Supervised classification methods such as the classical support vector machine (SVM) and the modern convolutional neural network (CNN) require labeled training samples to train the classification model. In some applications, labeled data are rather scarce or not available, either because data labeling is labor intensive and time consuming  or simply because not enough examples of a particular phenomenon of interest have been recorded yet. Clustering, as an unsupervised approach, partitions data points into different clusters (classes) without any labeled data. Thus, clustering approaches are especially interesting in cases where supervised classification is not applicable or not reliable enough due to the lack of sufficient annotated data. Such cases arise often in dynamic scenarios such as monitoring forest fires, disaster damages, land use / cover change detection and trajectory data mining.

We focus on the subspace clustering approach that yields state-of-the-art clustering performance in computer vision, image processing, remote sensing and pattern recognition. The main idea is to model the input data by a union of subspaces and uncover the cluster structure in lower-dimensional subspaces, as shown in Fig. 1. Compared with the classical fuzzy c-means and k-means methods, subspace clustering approaches are able to unveil more precisely the data correlations, leading to superior clustering performance. We are particularly interested in the processing of hyperspectral images (HSIs) in remote sensing, where the goal in this proposal is to cluster pixels or HSI into different groups using their spectral signatures, as shown in Fig. 2.

Fig. 1. The framework of a typical subspace clustering method, which includes subspace learning and representation, graph construction and spectral clustering. X is an input matrix with each column representing a data point; D is a dictionary that models the underlying subspaces; A is the corresponding subspace representation matrix with respect to D.

Fig. 2. An illustration of subspace clustering in the application or hyperspectral remote sensing images.

Despite the excellent clustering accuracy of subspace clustering techniques, their high computational complexity limits their applicability in real applications involving big data sets, especially in real-time processing tasks. It is therefore important to reduce the computational complexity of these clustering models and to develop scalable subspace clustering methods for large-scale data. Important aspects in addressing this problem are understanding representation learning (including dictionary learning and subspace representation) and efficient algorithm design. Research group GAIM has rich experience in this domain and will provide full support in programming, model construction, optimization algorithms and experiment validation based on the well-founded expertise.
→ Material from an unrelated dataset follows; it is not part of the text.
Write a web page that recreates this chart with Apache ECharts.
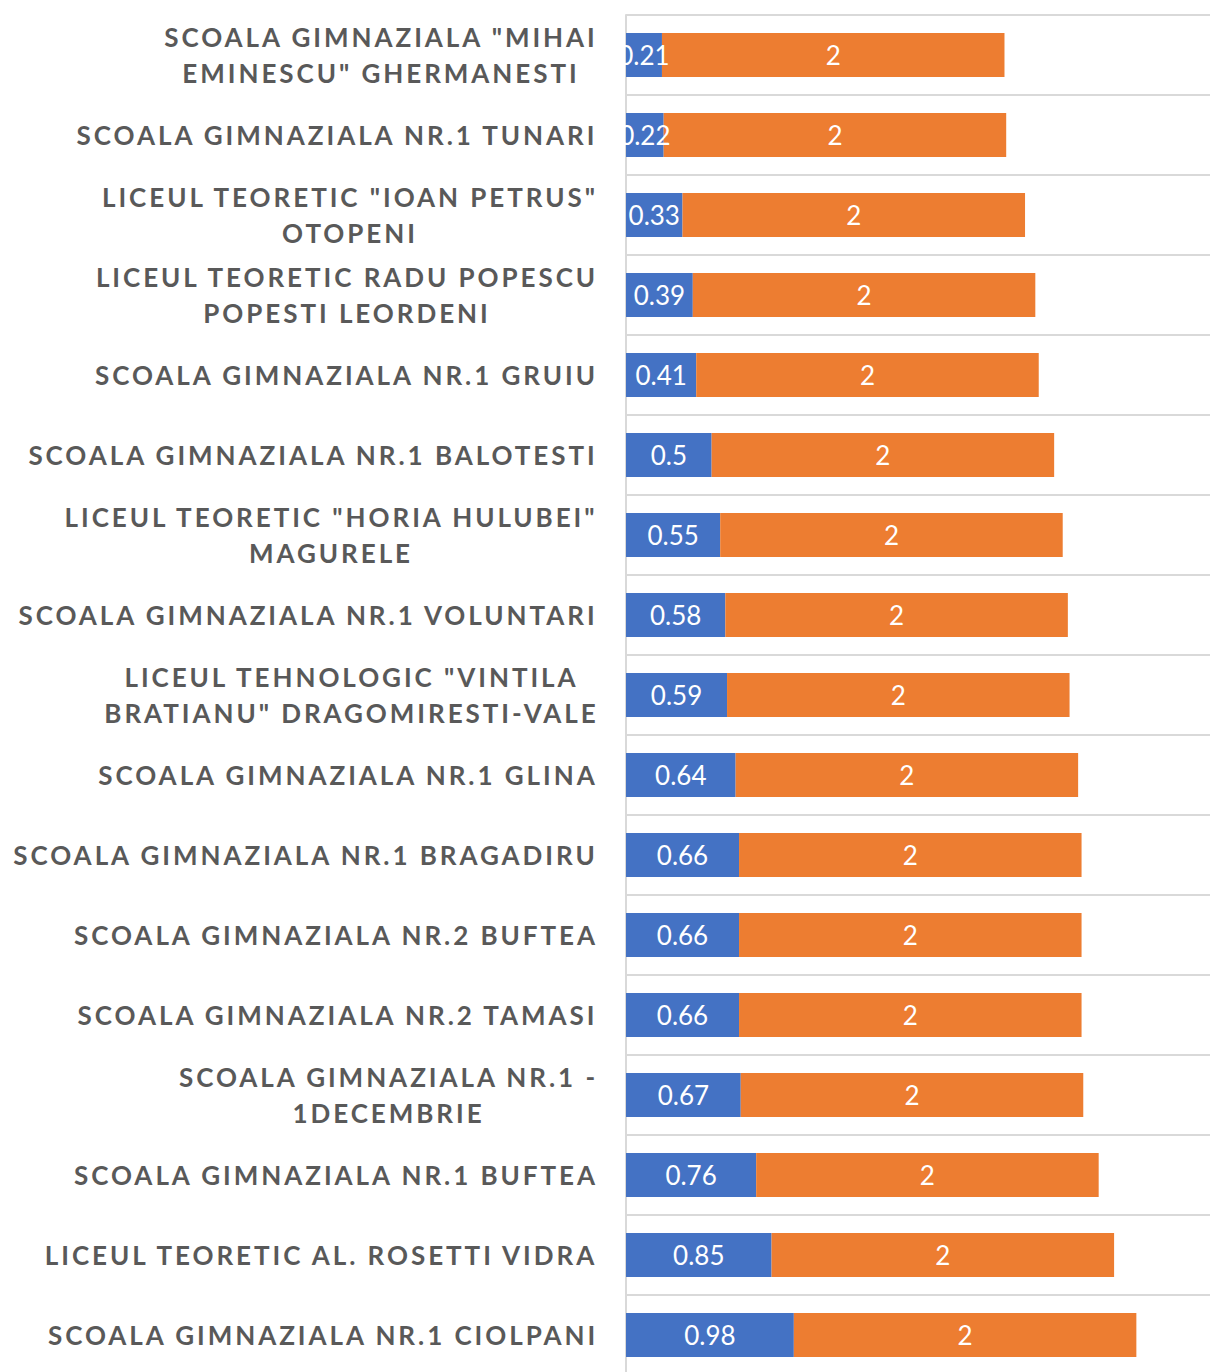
<!DOCTYPE html>
<html>
<head>
<meta charset="utf-8">
<script src="https://cdn.jsdelivr.net/npm/echarts@6/dist/echarts.min.js"></script>
<style>
  html, body { margin: 0; padding: 0; background: #fff; }
  #chart { width: 1210px; height: 1372px; }
  #chart text[fill="#595959"] { letter-spacing: 2.95px; }
</style>
</head>
<body>
<div id="chart"></div>
<script>
const categories = [
  'SCOALA GIMNAZIALA "MIHAI\nEMINESCU" GHERMANESTI',
  'SCOALA GIMNAZIALA NR.1 TUNARI',
  'LICEUL TEORETIC "IOAN PETRUS"\nOTOPENI',
  'LICEUL TEORETIC RADU POPESCU\nPOPESTI LEORDENI',
  'SCOALA GIMNAZIALA NR.1 GRUIU',
  'SCOALA GIMNAZIALA NR.1 BALOTESTI',
  'LICEUL TEORETIC "HORIA HULUBEI"\nMAGURELE',
  'SCOALA GIMNAZIALA NR.1 VOLUNTARI',
  'LICEUL TEHNOLOGIC "VINTILA\nBRATIANU" DRAGOMIRESTI-VALE',
  'SCOALA GIMNAZIALA NR.1 GLINA',
  'SCOALA GIMNAZIALA NR.1 BRAGADIRU',
  'SCOALA GIMNAZIALA NR.2 BUFTEA',
  'SCOALA GIMNAZIALA NR.2 TAMASI',
  'SCOALA GIMNAZIALA NR.1 -\n1DECEMBRIE',
  'SCOALA GIMNAZIALA NR.1 BUFTEA',
  'LICEUL TEORETIC AL. ROSETTI VIDRA',
  'SCOALA GIMNAZIALA NR.1 CIOLPANI'
];
const blueValues = [0.21, 0.22, 0.33, 0.39, 0.41, 0.5, 0.55, 0.58, 0.59, 0.64, 0.66, 0.66, 0.66, 0.67, 0.76, 0.85, 0.98];
const orangeValues = [2, 2, 2, 2, 2, 2, 2, 2, 2, 2, 2, 2, 2, 2, 2, 2, 2];

const LABEL_FONT = 'Lato';
const LABEL_SIZE = 26;
const LETTER_SP = 2.95;
const LABEL_COLOR = '#595959';

const mctx = document.createElement('canvas').getContext('2d');
mctx.font = 'bold ' + LABEL_SIZE + 'px ' + LABEL_FONT;
const rich = {};
categories.forEach(function (c, i) {
  const w = Math.max.apply(null, c.split('\n').map(function (l) {
    return mctx.measureText(l).width + l.length * LETTER_SP;
  }));
  rich['c' + i] = {
    width: Math.ceil(w),
    align: 'center',
    fontFamily: LABEL_FONT,
    fontWeight: 'bold',
    fontSize: LABEL_SIZE,
    lineHeight: 36,
    color: LABEL_COLOR
  };
});

const chart = echarts.init(document.getElementById('chart'), null, { renderer: 'svg' });
const gridColor = '#D9D9D9';
chart.setOption({
  animation: false,
  backgroundColor: '#fff',
  grid: { left: 626, top: 15, width: 584, height: 1360, outerBoundsMode: 'none' },
  xAxis: { type: 'value', min: 0, max: 3.41, show: false },
  yAxis: {
    type: 'category',
    inverse: true,
    data: categories,
    axisLine: { show: true, lineStyle: { color: gridColor, width: 2 } },
    axisTick: { show: false },
    splitLine: { show: true, lineStyle: { color: gridColor, width: 2 } },
    axisLabel: {
      interval: 0,
      margin: 27,
      color: LABEL_COLOR,
      fontFamily: LABEL_FONT,
      fontWeight: 'bold',
      fontSize: LABEL_SIZE,
      lineHeight: 36,
      formatter: function (value, index) {
        return value.split('\n').map(function (l) { return '{c' + index + '|' + l + '}'; }).join('\n');
      },
      rich: rich
    }
  },
  series: [
    {
      type: 'bar', stack: 'total', barWidth: '55%',
      data: blueValues,
      itemStyle: { color: '#4472C4' },
      label: { show: true, position: 'inside', color: '#fff', fontFamily: 'Lato', fontSize: 26 }
    },
    {
      type: 'bar', stack: 'total', barWidth: '55%',
      data: orangeValues,
      itemStyle: { color: '#ED7D31' },
      label: { show: true, position: 'inside', color: '#fff', fontFamily: 'Lato', fontSize: 26 }
    }
  ]
});
</script>
</body>
</html>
The goal of this Master's thesis is to advance further the current subspace clustering methods in particular by reducing their computational complexity such that they can be applied to large-scale hyperspectral data. The concrete objectives are:

The students will start from the current subspace clustering code of the best available GAIMs technique and will also have other useful GAIMs techniques and source codes for dictionary learning, sparse coding and optimization algorithms. Motivated students will be encouraged to participate with the developed techniques in data classification challenges of the IEEE Geoscience and Remote Sensing community.